Had dinner with Eric tonight @ Ichiban Boshi, The Esplanade (saw one of the Mr Singapore 2009 contestants). We had a really meaningful conversation about alot of things, and finally took a walk around the Esplanade after that. He was telling me about what he learnt today at a workshop by Dr. Mel Gill, a famous TV and Radio personality and a psychologist. Very interesting…from him it seems like I’m a…Kinesthetic person, in neurolinguistics terms.
A kinesthetic person's frame of mind is how it makes him/her feel. Kinesthetics are huggy-kissy kind of people. Kinesthetics use feeling words freely: "I am angry, I am happy, It is neat."
Kinesthetics love to be right in the middle of things, like doing group activities, or role playing. Kinesthetic people like to sit next to you. They like small intimate groups. Kinesthetics like emotional music that motivates and moves them. They are good at picking up on other peoples feelings and empathizing with them.
Here are examples of how these groups differ. Let's say you are giving instructions on how to get somewhere: An audio will tell you: "Go 2 miles down Main Street, turn left, then go 1/8 of a mile and turn right, go 1/2 mile and turn on Grand Ave."
A visual will say, "Keep going until you see the fire station, then turn left. Go down Mission until you see the Arco sign, then you will turn in at Longs Drug store." (i.e. what to look for.)
A Kinesthetic person might say, "I'm going that way. You can follow me."
Purchasing a car provides another good example. An audio wants to know how much horsepower it has, how much gas it uses, warrantees, and all the facts and fixtures. A visual wants to see the car, inside and out. A kinesthetic wants to sit in the seat to see how it feels.
- taken from http://www.viewzone.com/neuro.html
There are three relating styles: kinesthetic, visual, and auditory. Kinesthetic oriented people respond to touch and act on how they feel. Kinesthetic people like to engage in affectionate rough housing, as well as being held for long periods of time.

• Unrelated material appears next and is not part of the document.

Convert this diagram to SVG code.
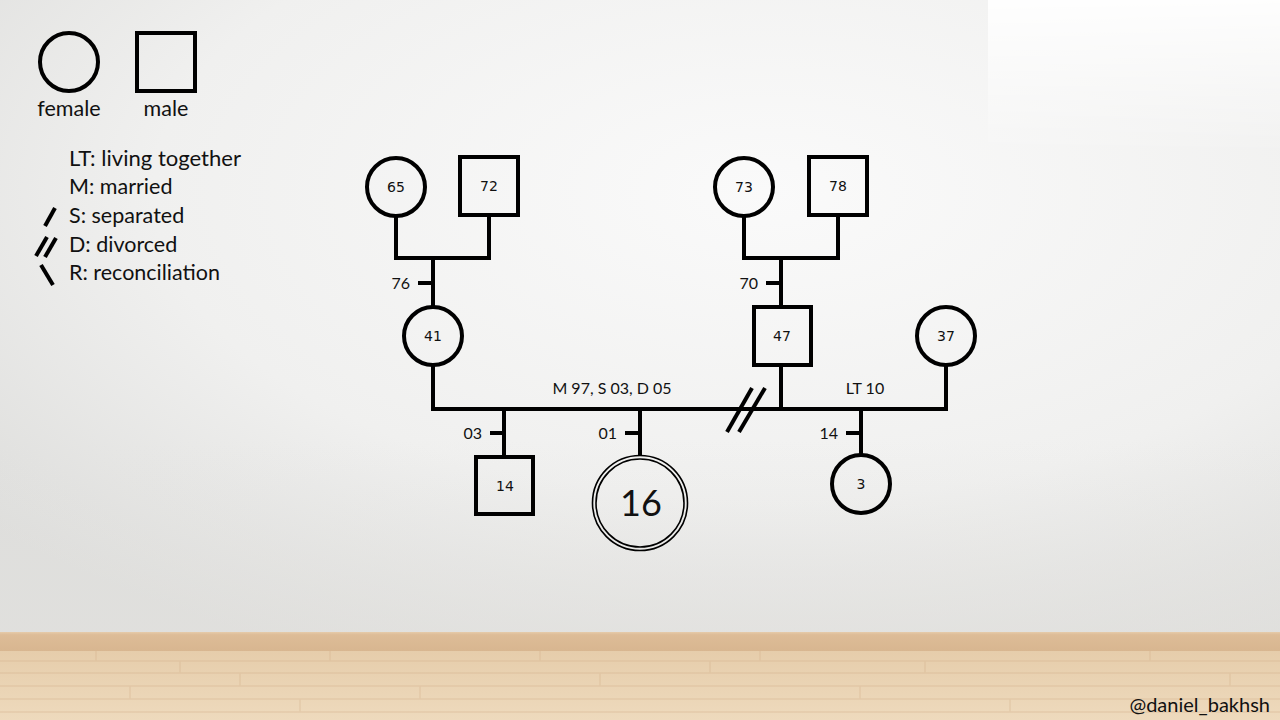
<svg xmlns="http://www.w3.org/2000/svg" width="1280" height="720" viewBox="0 0 1280 720">
<defs>
<radialGradient id="wall" cx="0.6" cy="0.3" r="0.8">
<stop offset="0" stop-color="#fafafa"/>
<stop offset="0.6" stop-color="#f0f0ef"/>
<stop offset="1" stop-color="#dddddb"/>
</radialGradient>
<linearGradient id="wallBottom" x1="0" y1="0" x2="0" y2="1">
<stop offset="0" stop-color="#e4e4e2" stop-opacity="0"/>
<stop offset="1" stop-color="#e2e1de" stop-opacity="0.6"/>
</linearGradient>
<linearGradient id="tr" x1="0" y1="0" x2="0" y2="1">
<stop offset="0" stop-color="#ffffff" stop-opacity="0.9"/>
<stop offset="1" stop-color="#ffffff" stop-opacity="0"/>
</linearGradient>
<linearGradient id="trh" x1="0" y1="0" x2="1" y2="0">
<stop offset="0" stop-color="#ffffff" stop-opacity="0"/>
<stop offset="0.05" stop-color="#ffffff" stop-opacity="1"/>
<stop offset="1" stop-color="#ffffff" stop-opacity="1"/>
</linearGradient>
<mask id="trm"><rect x="988" y="0" width="292" height="160" fill="url(#tr)"/></mask>
<linearGradient id="skirt" x1="0" y1="0" x2="0" y2="1">
<stop offset="0" stop-color="#e6cbaa"/>
<stop offset="0.15" stop-color="#ddbc97"/>
<stop offset="1" stop-color="#d8b690"/>
</linearGradient>
<linearGradient id="floor" x1="0" y1="0" x2="0" y2="1">
<stop offset="0" stop-color="#e6cdab"/>
<stop offset="1" stop-color="#eedabd"/>
</linearGradient>
<style>
.ln{stroke:#000;stroke-width:4;fill:none;stroke-linecap:butt}
.nd{stroke:#000;stroke-width:4;fill:none}
.tx{font-family:Lato,"Open Sans","Liberation Sans",sans-serif;fill:#111}
.num{font-family:"DejaVu Sans",Verdana,sans-serif;font-size:14px;fill:#111;text-anchor:middle}
.lab{font-family:Lato,"Open Sans","Liberation Sans",sans-serif;font-size:16px;fill:#111}
.plank{stroke:#d3b08b;stroke-width:1.5;opacity:0.35}
</style>
</defs>
<g id="background">
<rect width="1280" height="640" fill="url(#wall)"/>
<rect y="440" width="1280" height="200" fill="url(#wallBottom)"/>
<rect x="988" y="0" width="292" height="160" fill="#ffffff" mask="url(#trm)"/>
<rect y="632" width="1280" height="19" fill="url(#skirt)"/>
<rect y="651" width="1280" height="69" fill="url(#floor)"/>
<g class="plank">
<line x1="0" y1="661" x2="1280" y2="661"/>
<line x1="0" y1="673" x2="1280" y2="673"/>
<line x1="0" y1="686" x2="1280" y2="686"/>
<line x1="0" y1="699" x2="1280" y2="699"/>
<line x1="0" y1="712" x2="1280" y2="712"/>
<line x1="96" y1="651" x2="96" y2="661"/>
<line x1="180" y1="661" x2="180" y2="673"/>
<line x1="330" y1="651" x2="330" y2="661"/>
<line x1="240" y1="673" x2="240" y2="686"/>
<line x1="420" y1="686" x2="420" y2="699"/>
<line x1="540" y1="651" x2="540" y2="661"/>
<line x1="600" y1="673" x2="600" y2="686"/>
<line x1="710" y1="661" x2="710" y2="673"/>
<line x1="760" y1="651" x2="760" y2="661"/>
<line x1="860" y1="686" x2="860" y2="699"/>
<line x1="925" y1="661" x2="925" y2="673"/>
<line x1="1010" y1="699" x2="1010" y2="712"/>
<line x1="1150" y1="651" x2="1150" y2="661"/>
<line x1="1230" y1="673" x2="1230" y2="686"/>
<line x1="300" y1="699" x2="300" y2="712"/>
<line x1="130" y1="686" x2="130" y2="699"/>
</g>
</g>
<g id="legend">
<circle class="nd" cx="69" cy="62" r="29"/>
<rect class="nd" x="137" y="33" width="58" height="58"/>
<text class="tx" x="69" y="116" font-size="21.5" text-anchor="middle">female</text>
<text class="tx" x="166" y="116" font-size="21.5" text-anchor="middle">male</text>
<text class="tx" x="69" y="166" font-size="21.5" textLength="172" lengthAdjust="spacingAndGlyphs">LT: living together</text>
<text class="tx" x="69" y="194" font-size="21.5">M: married</text>
<text class="tx" x="69" y="223" font-size="21.5">S: separated</text>
<text class="tx" x="69" y="252" font-size="21.5">D: divorced</text>
<text class="tx" x="69" y="280" font-size="21.5">R: reconciliation</text>
<line class="ln" x1="55" y1="208" x2="45" y2="226"/>
<line class="ln" x1="47" y1="237" x2="36" y2="256"/>
<line class="ln" x1="56" y1="238" x2="45" y2="257"/>
<line class="ln" x1="41" y1="265" x2="53" y2="285"/>
</g>
<g id="connectors">
<polyline class="ln" points="396,216 396,258 489,258 489,215"/>
<line class="ln" x1="433" y1="258" x2="433" y2="307"/>
<line class="ln" x1="418" y1="283" x2="433" y2="283"/>
<polyline class="ln" points="744,216 744,258 838,258 838,215"/>
<line class="ln" x1="781" y1="258" x2="781" y2="307"/>
<line class="ln" x1="766" y1="283" x2="781" y2="283"/>
<line class="ln" x1="433" y1="365" x2="433" y2="411"/>
<line class="ln" x1="781" y1="365" x2="781" y2="409"/>
<line class="ln" x1="946" y1="365" x2="946" y2="411"/>
<line class="ln" x1="431" y1="409" x2="948" y2="409"/>
<line class="ln" x1="752" y1="388" x2="727" y2="432"/>
<line class="ln" x1="765" y1="388" x2="739" y2="432"/>
<line class="ln" x1="504" y1="409" x2="504" y2="457"/>
<line class="ln" x1="490" y1="433" x2="504" y2="433"/>
<line class="ln" x1="640" y1="409" x2="640" y2="456"/>
<line class="ln" x1="625" y1="433" x2="640" y2="433"/>
<line class="ln" x1="861" y1="409" x2="861" y2="455"/>
<line class="ln" x1="846" y1="433" x2="861" y2="433"/>
<text class="lab" x="410" y="289" text-anchor="end">76</text>
<text class="lab" x="758" y="289" text-anchor="end">70</text>
<text class="lab" x="482" y="439" text-anchor="end">03</text>
<text class="lab" x="617" y="439" text-anchor="end">01</text>
<text class="lab" x="838" y="439" text-anchor="end">14</text>
<text class="lab" x="612" y="394" text-anchor="middle">M 97, S 03, D 05</text>
<text class="lab" x="865" y="394" text-anchor="middle">LT 10</text>
</g>
<g id="n65"><circle class="nd" cx="396" cy="187" r="29"/><text class="num" x="396" y="192">65</text></g>
<g id="n72"><rect class="nd" x="460" y="157" width="58" height="58"/><text class="num" x="489" y="191">72</text></g>
<g id="n41"><circle class="nd" cx="433" cy="336" r="29"/><text class="num" x="433" y="341">41</text></g>
<g id="n73"><circle class="nd" cx="744" cy="187" r="29"/><text class="num" x="744" y="192">73</text></g>
<g id="n78"><rect class="nd" x="809" y="157" width="58" height="58"/><text class="num" x="838" y="191">78</text></g>
<g id="n47"><rect class="nd" x="754" y="307" width="57" height="58"/><text class="num" x="782" y="341">47</text></g>
<g id="n37"><circle class="nd" cx="946" cy="336" r="29"/><text class="num" x="946" y="341">37</text></g>
<g id="n14"><rect class="nd" x="476" y="457" width="57" height="57"/><text class="num" x="505" y="491">14</text></g>
<g id="n16">
<circle cx="640" cy="503" r="47.5" fill="none" stroke="#000" stroke-width="1.6"/>
<circle cx="640" cy="503" r="44" fill="none" stroke="#000" stroke-width="1.6"/>
<text class="tx" x="641" y="516" font-size="36" text-anchor="middle">16</text>
</g>
<g id="n3"><circle class="nd" cx="861" cy="484" r="29"/><text class="num" x="861" y="489">3</text></g>
<text class="tx" x="1270" y="712" font-size="20" text-anchor="end" fill="#222">@daniel_bakhsh</text>
</svg>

Kinesthetic persons often use terms such as these in conversation:
* “I just felt as if…”
* “I’ll handle it.”
* “I feel like we really connected.”
* “Take it easy.”
Physical contact and feelings are their primary love language. Kinesthetic people often feel overwhelmed or feel picked on in a verbal conflict.
When communicating with a kinesthetic oriented person, a soft touch on the arm means you care, you’re interested, and you’re listening. Often the kinesthetic person will touch you as they are speaking as well.
In the work field, a handshake is often offered and expected by a kinesthetic person. Not only is a handshake proper and a sign of respect to the kinesthetic person, but it is also a personal connection. In addition, they may put their arm around your shoulders while walking and talking. This is how they communicate and connect.
Kinesthetic people are hard to motivate, however, because they often can’t get past how they’re feeling in the moment. They are very emotionally driven and often let their emotions control their actions. Kinesthetic oriented persons also react to gut instincts and tend not to base decisions on reason or logic.
Kinesthetic Relating in Love Relationships
In a relationship with a kinesthetic oriented person, if you don’t touch them often, they may not feel loved by you. They may feel rejected and not even know why.
If your loved one is saying things like, “You never touch me,” or “You never cuddle with me anymore,” their love tank may be empty. Fill it up with some meaningful and long snuggles on the couch, a big bear hug or a nice back massage. Then keep their hearts filled by giving them the touching, hugging, and snuggling they are thirsting for.
- content extracted from here.
So I am a Kinesthetic person. How true.
I have an affinity with Craid David tonight – heard Don’t Love You No More at the restaurant, and in the car, Insomnia. I LOVE BOTH. His voice is keeping me company tonight!!!